• Problem: Skip the pictures and repeat each line of the data exactly.
[Data for processing start]
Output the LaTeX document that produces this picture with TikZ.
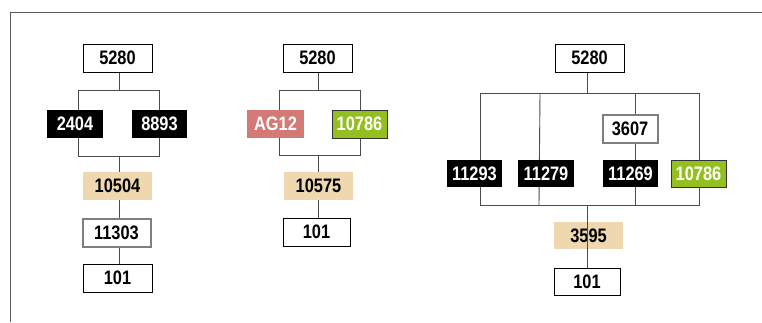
\documentclass[tikz,border=0pt]{standalone}
\usepackage{fontspec}
\setmainfont{Liberation Sans}[FakeStretch=0.84]
\usetikzlibrary{backgrounds}
\definecolor{tanbox}{HTML}{EFD7B0}
\definecolor{salmon}{HTML}{D47A76}
\definecolor{limeg}{HTML}{93C01F}
\definecolor{grayb}{HTML}{7F7F7F}
\definecolor{linec}{HTML}{4A4A4A}
\tikzset{
  x=1pt,y=-1pt,
  box/.style={minimum height=28pt,inner sep=0pt,font=\fontsize{19.5}{19.5}\selectfont\bfseries,anchor=center},
  whitebox/.style={box,draw=black,line width=0.9pt,fill=white},
  blackbox/.style={box,fill=black,text=white},
  tanb/.style={box,fill=tanbox},
  grayframe/.style={box,draw=grayb,line width=2pt,fill=white},
  salmonb/.style={box,fill=salmon,text=white},
  greenb/.style={box,fill=limeg,draw=black!80,line width=0.9pt,text=white},
  conn/.style={draw=linec,line width=0.9pt},
}
\begin{document}
\begin{tikzpicture}
\useasboundingbox (0,0) rectangle (762,322);
\draw[draw=black!65,line width=1pt] (762,12) coordinate (fTR) -- (10,12) coordinate (fTL) -- (10,322) coordinate (fBL);

% Panel 1
\node[whitebox,minimum width=69pt] (a5280) at (117.5,58) {5280};
\node[blackbox,minimum width=56pt] (a2404) at (75,124) {2404};
\node[blackbox,minimum width=55pt] (a8893) at (159.5,124) {8893};
\node[tanb,minimum width=69pt] (a10504) at (117.5,186) {10504};
\node[grayframe,minimum width=68pt,minimum height=28pt] (a11303) at (116.5,232.5) {11303};
\node[whitebox,minimum width=69pt] (a101) at (117.5,278) {101};
\coordinate (aL1) at (78,90); \coordinate (aR1) at (159,90);
\coordinate (aL2) at (78,156); \coordinate (aR2) at (159,156);
\coordinate (aC1) at (119,90); \coordinate (aC2) at (119,156);
\begin{scope}[on background layer]
\draw[conn] (aL2) -- (aL1) -- (aR1) -- (aR2) -- cycle;
\draw[conn] (aC1) -- (aC1 |- a5280.south);
\draw[conn] (aC2) -- (aC2 |- a10504.north);
\draw[conn] (aC2 |- a10504.south) -- (aC2 |- a11303.north);
\draw[conn] (aC2 |- a11303.south) -- (aC2 |- a101.north);
\end{scope}

% Panel 2
\node[whitebox,minimum width=69pt] (b5280) at (317.5,58) {5280};
\node[salmonb,minimum width=57pt] (bAG12) at (275.5,123.5) {AG12};
\node[greenb,minimum width=55pt] (b10786) at (359.5,124) {10786};
\node[tanb,minimum width=69pt] (b10575) at (318.5,186) {10575};
\node[whitebox,minimum width=67pt] (b101) at (316.5,232) {101};
\coordinate (bL1) at (279,90); \coordinate (bR1) at (360,90);
\coordinate (bL2) at (279,155); \coordinate (bR2) at (360,155);
\coordinate (bC1) at (318,90); \coordinate (bC2) at (318,155);
\begin{scope}[on background layer]
\draw[conn] (bL2) -- (bL1) -- (bR1) -- (bR2) -- cycle;
\draw[conn] (bC1) -- (bC1 |- b5280.south);
\draw[conn] (bC2) -- (bC2 |- b10575.north);
\draw[conn] (bC2 |- b10575.south) -- (bC2 |- b101.north);
\end{scope}

% Panel 3
\node[whitebox,minimum width=69pt] (c5280) at (589.5,58) {5280};
\node[grayframe,minimum width=55pt,minimum height=28pt] (c3607) at (630,128.5) {3607};
\node[blackbox,minimum width=55pt,minimum height=27pt] (c11293) at (474.5,173.5) {11293};
\node[blackbox,minimum width=56pt,minimum height=27pt] (c11279) at (546,173.5) {11279};
\node[blackbox,minimum width=55pt,minimum height=27pt] (c11269) at (630.5,173.5) {11269};
\node[greenb,minimum width=55pt,minimum height=27pt] (c10786) at (698.5,173.5) {10786};
\node[tanb,minimum width=69pt,minimum height=27pt] (c3595) at (588.5,235.5) {3595};
\node[whitebox,minimum width=66pt,minimum height=27pt] (c101) at (587,281.5) {101};
\coordinate (cT1) at (480,93); \coordinate (cT2) at (540,93);
\coordinate (cT3) at (635,93); \coordinate (cT4) at (699,93);
\coordinate (cB1) at (480,205); \coordinate (cB2) at (539,205);
\coordinate (cB3) at (635,205); \coordinate (cB4) at (699,205);
\coordinate (cC1) at (587,93); \coordinate (cC2) at (587,205);
\begin{scope}[on background layer]
\draw[conn] (cB1) -- (cT1) -- (cT4) -- (cB4) -- cycle;
\draw[conn] (cT2) -- (cB2);
\draw[conn] (cT3) -- (cT3 |- c3607.north);
\draw[conn] (cT3 |- c3607.south) -- (cB3);
\draw[conn] (cC1) -- (cC1 |- c5280.south);
\end{scope}
\draw[conn] (cC2) -- (cC2 |- c101.north);
\end{tikzpicture}
\end{document}
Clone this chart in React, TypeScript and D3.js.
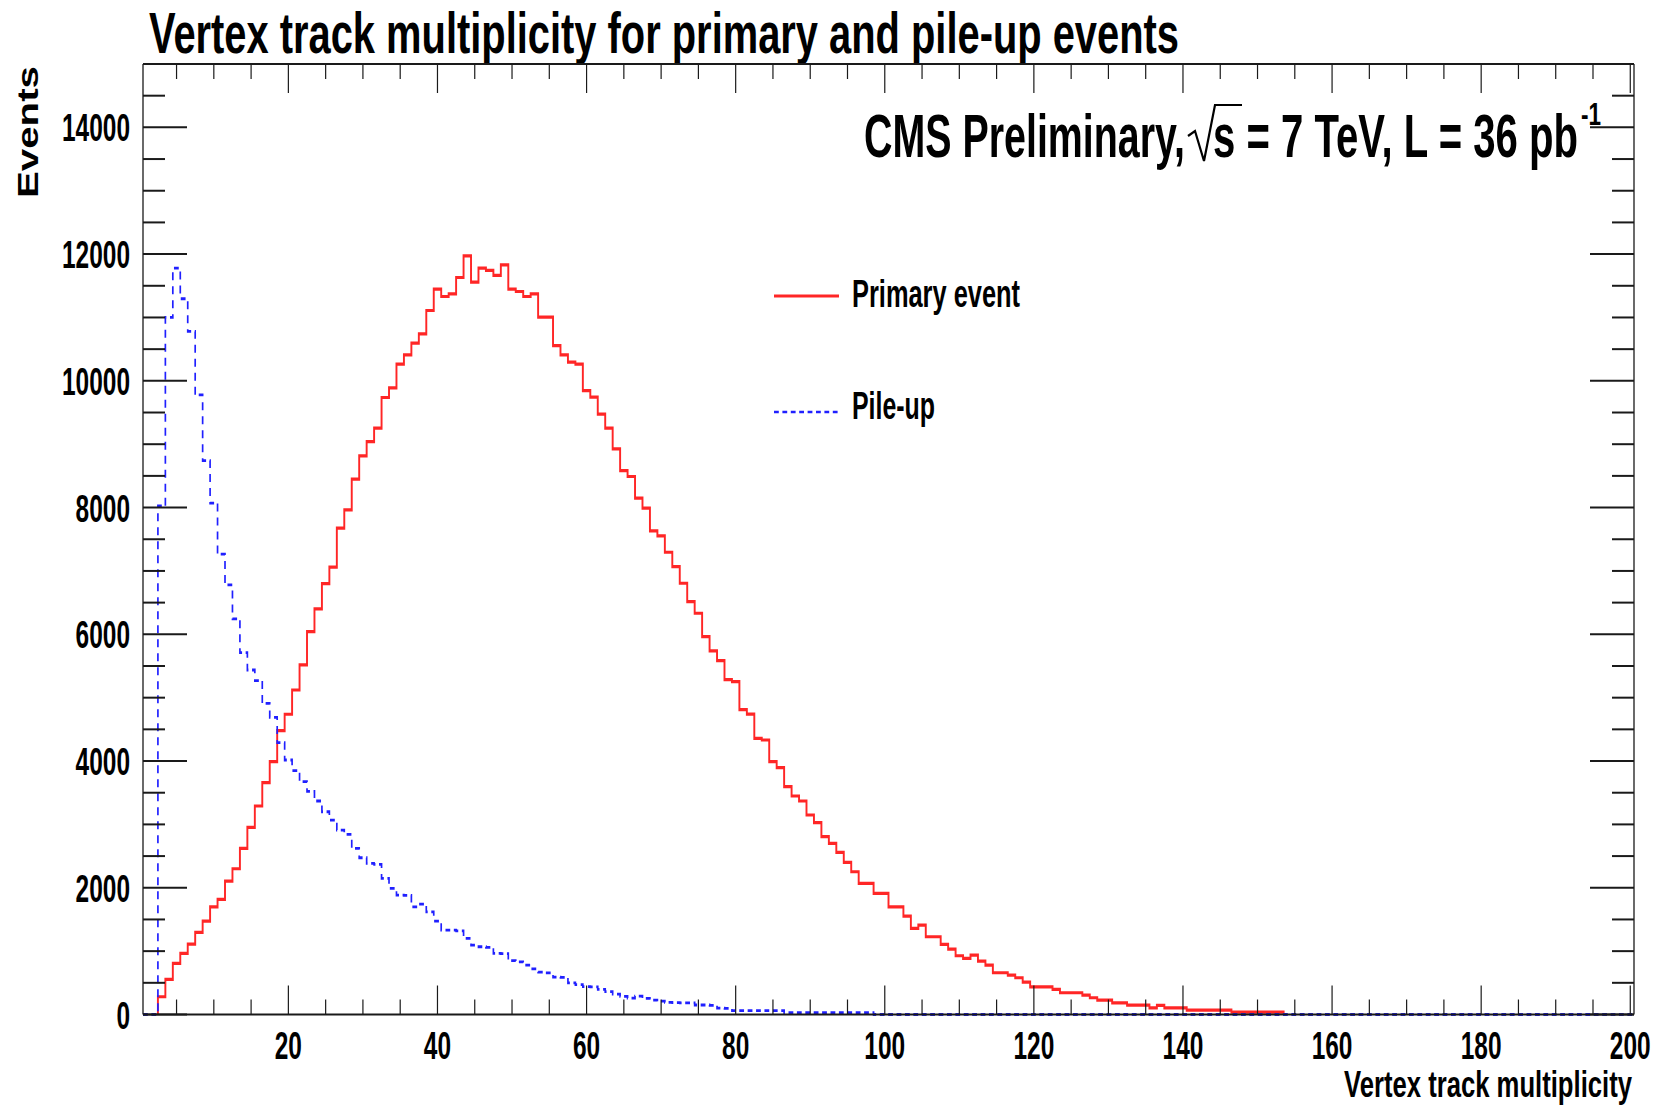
[Data for processing end]
• Task solution:
Output the LaTeX document that produces this picture with TikZ.
\documentclass[tikz,border=0pt]{standalone}
\usepackage{fontspec}
\setmainfont{Liberation Sans}[FakeStretch=0.84]
\usetikzlibrary{backgrounds}
\definecolor{tanbox}{HTML}{EFD7B0}
\definecolor{salmon}{HTML}{D47A76}
\definecolor{limeg}{HTML}{93C01F}
\definecolor{grayb}{HTML}{7F7F7F}
\definecolor{linec}{HTML}{4A4A4A}
\tikzset{
  x=1pt,y=-1pt,
  box/.style={minimum height=28pt,inner sep=0pt,font=\fontsize{19.5}{19.5}\selectfont\bfseries,anchor=center},
  whitebox/.style={box,draw=black,line width=0.9pt,fill=white},
  blackbox/.style={box,fill=black,text=white},
  tanb/.style={box,fill=tanbox},
  grayframe/.style={box,draw=grayb,line width=2pt,fill=white},
  salmonb/.style={box,fill=salmon,text=white},
  greenb/.style={box,fill=limeg,draw=black!80,line width=0.9pt,text=white},
  conn/.style={draw=linec,line width=0.9pt},
}
\begin{document}
\begin{tikzpicture}
\useasboundingbox (0,0) rectangle (762,322);
\draw[draw=black!65,line width=1pt] (762,12) coordinate (fTR) -- (10,12) coordinate (fTL) -- (10,322) coordinate (fBL);

% Panel 1
\node[whitebox,minimum width=69pt] (a5280) at (117.5,58) {5280};
\node[blackbox,minimum width=56pt] (a2404) at (75,124) {2404};
\node[blackbox,minimum width=55pt] (a8893) at (159.5,124) {8893};
\node[tanb,minimum width=69pt] (a10504) at (117.5,186) {10504};
\node[grayframe,minimum width=68pt,minimum height=28pt] (a11303) at (116.5,232.5) {11303};
\node[whitebox,minimum width=69pt] (a101) at (117.5,278) {101};
\coordinate (aL1) at (78,90); \coordinate (aR1) at (159,90);
\coordinate (aL2) at (78,156); \coordinate (aR2) at (159,156);
\coordinate (aC1) at (119,90); \coordinate (aC2) at (119,156);
\begin{scope}[on background layer]
\draw[conn] (aL2) -- (aL1) -- (aR1) -- (aR2) -- cycle;
\draw[conn] (aC1) -- (aC1 |- a5280.south);
\draw[conn] (aC2) -- (aC2 |- a10504.north);
\draw[conn] (aC2 |- a10504.south) -- (aC2 |- a11303.north);
\draw[conn] (aC2 |- a11303.south) -- (aC2 |- a101.north);
\end{scope}

% Panel 2
\node[whitebox,minimum width=69pt] (b5280) at (317.5,58) {5280};
\node[salmonb,minimum width=57pt] (bAG12) at (275.5,123.5) {AG12};
\node[greenb,minimum width=55pt] (b10786) at (359.5,124) {10786};
\node[tanb,minimum width=69pt] (b10575) at (318.5,186) {10575};
\node[whitebox,minimum width=67pt] (b101) at (316.5,232) {101};
\coordinate (bL1) at (279,90); \coordinate (bR1) at (360,90);
\coordinate (bL2) at (279,155); \coordinate (bR2) at (360,155);
\coordinate (bC1) at (318,90); \coordinate (bC2) at (318,155);
\begin{scope}[on background layer]
\draw[conn] (bL2) -- (bL1) -- (bR1) -- (bR2) -- cycle;
\draw[conn] (bC1) -- (bC1 |- b5280.south);
\draw[conn] (bC2) -- (bC2 |- b10575.north);
\draw[conn] (bC2 |- b10575.south) -- (bC2 |- b101.north);
\end{scope}

% Panel 3
\node[whitebox,minimum width=69pt] (c5280) at (589.5,58) {5280};
\node[grayframe,minimum width=55pt,minimum height=28pt] (c3607) at (630,128.5) {3607};
\node[blackbox,minimum width=55pt,minimum height=27pt] (c11293) at (474.5,173.5) {11293};
\node[blackbox,minimum width=56pt,minimum height=27pt] (c11279) at (546,173.5) {11279};
\node[blackbox,minimum width=55pt,minimum height=27pt] (c11269) at (630.5,173.5) {11269};
\node[greenb,minimum width=55pt,minimum height=27pt] (c10786) at (698.5,173.5) {10786};
\node[tanb,minimum width=69pt,minimum height=27pt] (c3595) at (588.5,235.5) {3595};
\node[whitebox,minimum width=66pt,minimum height=27pt] (c101) at (587,281.5) {101};
\coordinate (cT1) at (480,93); \coordinate (cT2) at (540,93);
\coordinate (cT3) at (635,93); \coordinate (cT4) at (699,93);
\coordinate (cB1) at (480,205); \coordinate (cB2) at (539,205);
\coordinate (cB3) at (635,205); \coordinate (cB4) at (699,205);
\coordinate (cC1) at (587,93); \coordinate (cC2) at (587,205);
\begin{scope}[on background layer]
\draw[conn] (cB1) -- (cT1) -- (cT4) -- (cB4) -- cycle;
\draw[conn] (cT2) -- (cB2);
\draw[conn] (cT3) -- (cT3 |- c3607.north);
\draw[conn] (cT3 |- c3607.south) -- (cB3);
\draw[conn] (cC1) -- (cC1 |- c5280.south);
\end{scope}
\draw[conn] (cC2) -- (cC2 |- c101.north);
\end{tikzpicture}
\end{document}
Clone this chart in React, TypeScript and D3.js.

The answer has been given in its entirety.